Some sights for sore eyes

The uncertainty principle which I proposed here a couple of weeks back (the theory that the superior appeal of natural waters lies chiefly in the fact that it's harder to predict what might happen on any given session), was vindicated in fine style during an evening on the Grand Union canal.

Family commitments mean I don't often fish during the evenings, so I was looking forward to this opportunity to see the canal in a different light (literally) - hopefully after the boats had stopped for the day.

Sadly it turned out that boaters are busy much later than I thought, so by 8.30pm I'd endured (with as much good cheer as I could muster) a lot of boats, a lot of fast-flowing water between the locks, but no fish - not so much as a sucked maggot in fact.

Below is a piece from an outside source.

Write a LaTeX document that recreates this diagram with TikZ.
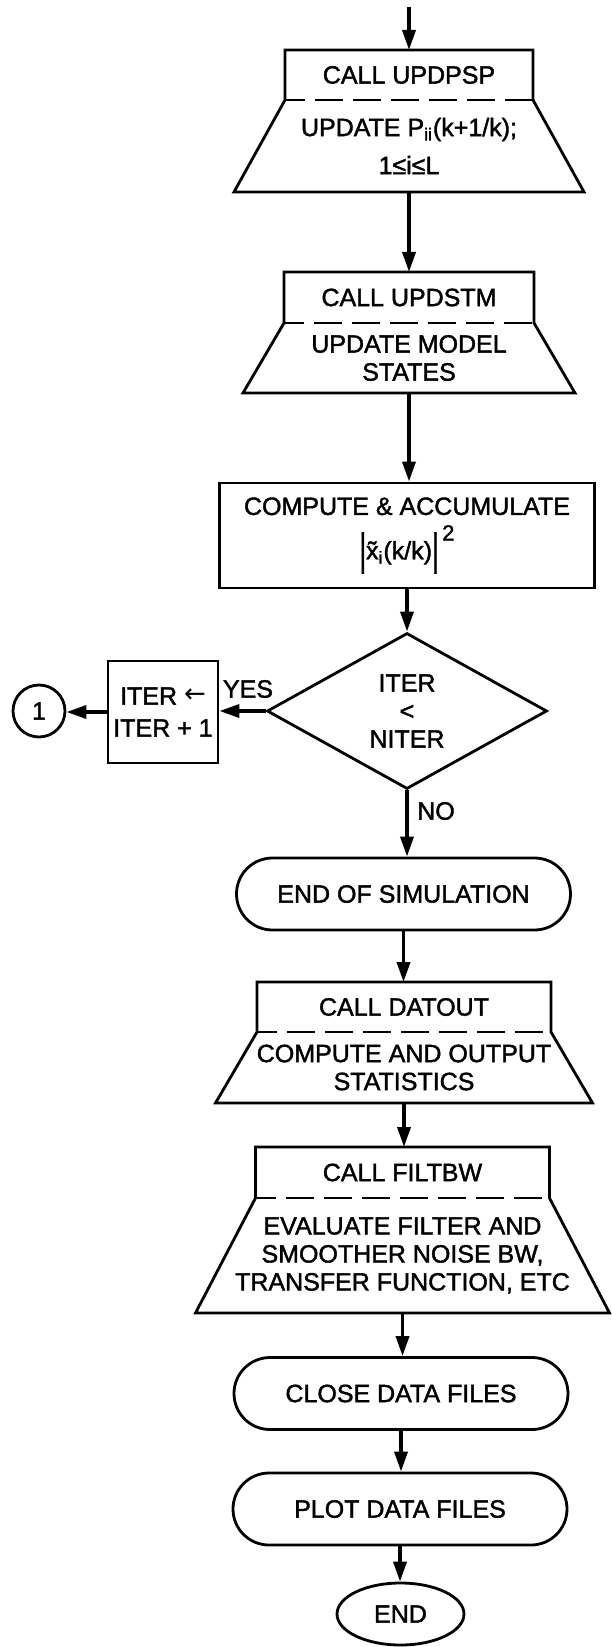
\documentclass[tikz,border=0pt]{standalone}
\usepackage{fontspec}
\setmainfont{Liberation Sans}[FakeBold=1.6]
\newfontfamily\arrowfont{DejaVu Sans}
\usepackage{graphicx}
\usetikzlibrary{arrows.meta,shapes.geometric,fit}

% tall absolute-value bar for the accumulated error term
\newcommand\tallbar{\raisebox{-0.2em}{\scalebox{1}[1.75]{|}}}
% assignment arrow inside the counter box
\newcommand\assignarrow{\raisebox{0.1em}{{\arrowfont\fontsize{13}{13}\selectfont ←}}}

% subroutine call: box with the call on top, dashed divider, trapezoid with the body
% #1 name, #2 centre x, #3 top, #4 divider, #5 bottom,
% #6 half width of the call box, #7 half width of the base, #8 call text, #9 body text
\newcommand\callblock[9]{%
  \coordinate (#1-nw) at ({#2-#7},#3);
  \coordinate (#1-se) at ({#2+#7},#5);
  \node[blockframe, fit=(#1-nw)(#1-se)] (#1) {};
  \draw[outline] ({#2-#6},#4) -- ({#2-#6},#3) -- ({#2+#6},#3)
     -- ({#2+#6},#4) -- ({#2+#7},#5) -- ({#2-#7},#5) -- cycle;
  \draw[divider] ({#2-#6},#4) -- ({#2+#6},#4);
  \node[txt] (#1-call) at (#2,{(#3+#4)/2}) {#8};
  \node[txt] (#1-body) at (#2,{(#4+#5)/2}) {#9};
}

\tikzset{
  outline/.style={draw, line width=1.4pt, line join=miter},
  divider/.style={line width=1.4pt, dash pattern=on 14pt off 5pt, dash phase=4pt},
  flow/.style={line width=1.8pt, -{Triangle[length=10pt,width=6.5pt]}},
  txt/.style={font=\fontsize{12.5}{14}\selectfont, align=center, inner sep=0pt},
  blockframe/.style={inner sep=0pt, outer sep=0pt},
  terminal/.style={outline, txt, rectangle, rounded corners=18pt,
                   minimum width=167pt, minimum height=36pt},
}

\begin{document}
\begin{tikzpicture}[x=0.5pt, y=-0.5pt]
\useasboundingbox (0,0) rectangle (611,1647);

\coordinate (entry) at (409,7);

\callblock{psp}{409}{50}{100}{192}{124}{175}{CALL UPDPSP}
  {UPDATE P\textsubscript{ii}(k+1/k);\\[5pt]1≤i≤L}

\callblock{stm}{409}{272}{323}{393}{125}{166}{CALL UPDSTM}
  {UPDATE MODEL\\STATES}

\node[outline, txt, minimum width=187.5pt, minimum height=52.5pt] (acc) at (407,535.5)
  {COMPUTE \& ACCUMULATE\\[4pt]\tallbar x̃\textsubscript{i}(k/k)\tallbar\raisebox{0.75em}{\fontsize{11}{11}\selectfont\,2}};

\node[outline, txt, diamond, aspect=1.8, minimum width=140pt, minimum height=78pt] (test) at (407,711)
  {ITER\\<\\NITER};

\node[outline, txt, minimum width=55pt, minimum height=51pt] (incr) at (163,712)
  {ITER \assignarrow\\[2pt]ITER + 1};

\node[outline, txt, circle, minimum size=26pt] (conn) at (39,711) {1};

\node[txt] (yes) at (248,689) {YES};
\node[txt] (no) at (436,811) {NO};

\node[terminal] (endsim) at (403.5,894) {END OF SIMULATION};

\callblock{dat}{404}{982}{1032}{1103}{147}{188.5}{CALL DATOUT}
  {COMPUTE AND OUTPUT\\STATISTICS}

\callblock{flt}{402.5}{1147}{1198}{1313}{147}{207}{CALL FILTBW}
  {EVALUATE FILTER AND\\SMOOTHER NOISE BW,\\TRANSFER FUNCTION, ETC}

\node[terminal] (close) at (401,1393.5) {CLOSE DATA FILES};
\node[terminal] (plot) at (400,1509) {PLOT DATA FILES};

\node[outline, txt, ellipse, minimum width=63.5pt, minimum height=31pt] (finish) at (400.5,1614) {END};

% connectors
\draw[flow] (entry) -- (psp.north);
\draw[flow] (psp.south) -- (psp.south |- stm.north);
\draw[flow] (stm.south) -- (stm.south |- acc.north);
\draw[flow] (acc.south) -- (acc.south |- test.north);
\draw[flow] (test.west) -- (test.west -| incr.east);
\draw[flow] (incr.west) -- (incr.west -| conn.east);
\draw[flow] (test.south) -- (test.south |- endsim.north);
\draw[flow] (endsim.south) -- (endsim.south |- dat.north);
\draw[flow] (dat.south) -- (dat.south |- flt.north);
\draw[flow] (flt.south) -- (flt.south |- close.north);
\draw[flow] (close.south) -- (close.south |- plot.north);
\draw[flow] (plot.south) -- (plot.south |- finish.north);
\end{tikzpicture}
\end{document}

As a last throw of the dice I moved a hundred yards or so to cast towards a bridge, and that's when the nights two big surprises happened.

The first was the most entertaining narrow boat that's ever passed by this angler - one crewed by six decidedly fair young ladies, each with a glass of wine in hand, and none (apparently) able to steer, since the boat was careering down the canal from bank to bank, crash to crash.

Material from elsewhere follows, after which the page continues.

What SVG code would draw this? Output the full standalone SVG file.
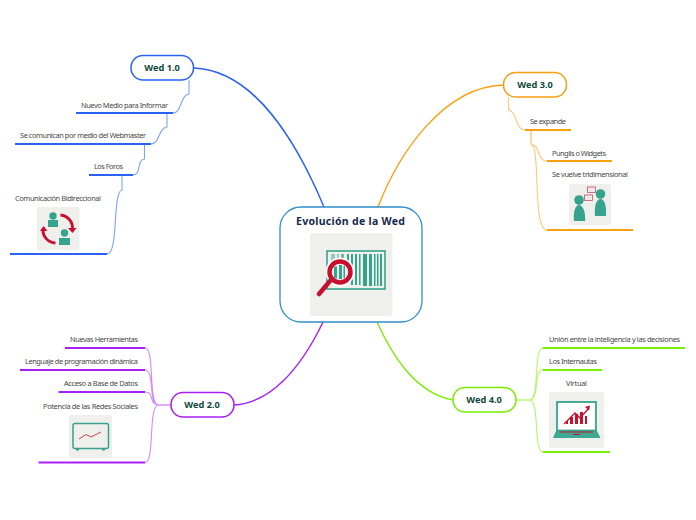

It was quite a sight, but as they crashed into the bank right in front of me I (only just) resisted the gallant urge to offer my skippering services, and instead returned to the matter in hand - avoiding a blank.

not a perch... and I'm afraid not easy to photograph
in the gathering gloom
And a few minutes later I did just that, albeit in the most unexpected fashion. The float dipped decisively, I struck, and could instantly feel the head-banging escape attempts of a good perch. A very good perch, judging by the curve my ultra light float rod was starting to take. Except this was no perch, and after a very good fight I was looking at the first eel I had ever caught.

Extremely exciting of course, but I do have just two slightly negative thoughts to share. Because if I had previously thought bream to be slimy and perch to be prone to deep hooking, that was because I'd not had an eel to compare them with. Because the eel, it turns out, is well covered in a slime which is just about unremovable from a landing net. It is also more than capable of getting a single maggot half way down its length in the time it takes the average angler to strike.

But what a fight from a sub-pound fish, and what a fantastic way to spend an evening on the local canal.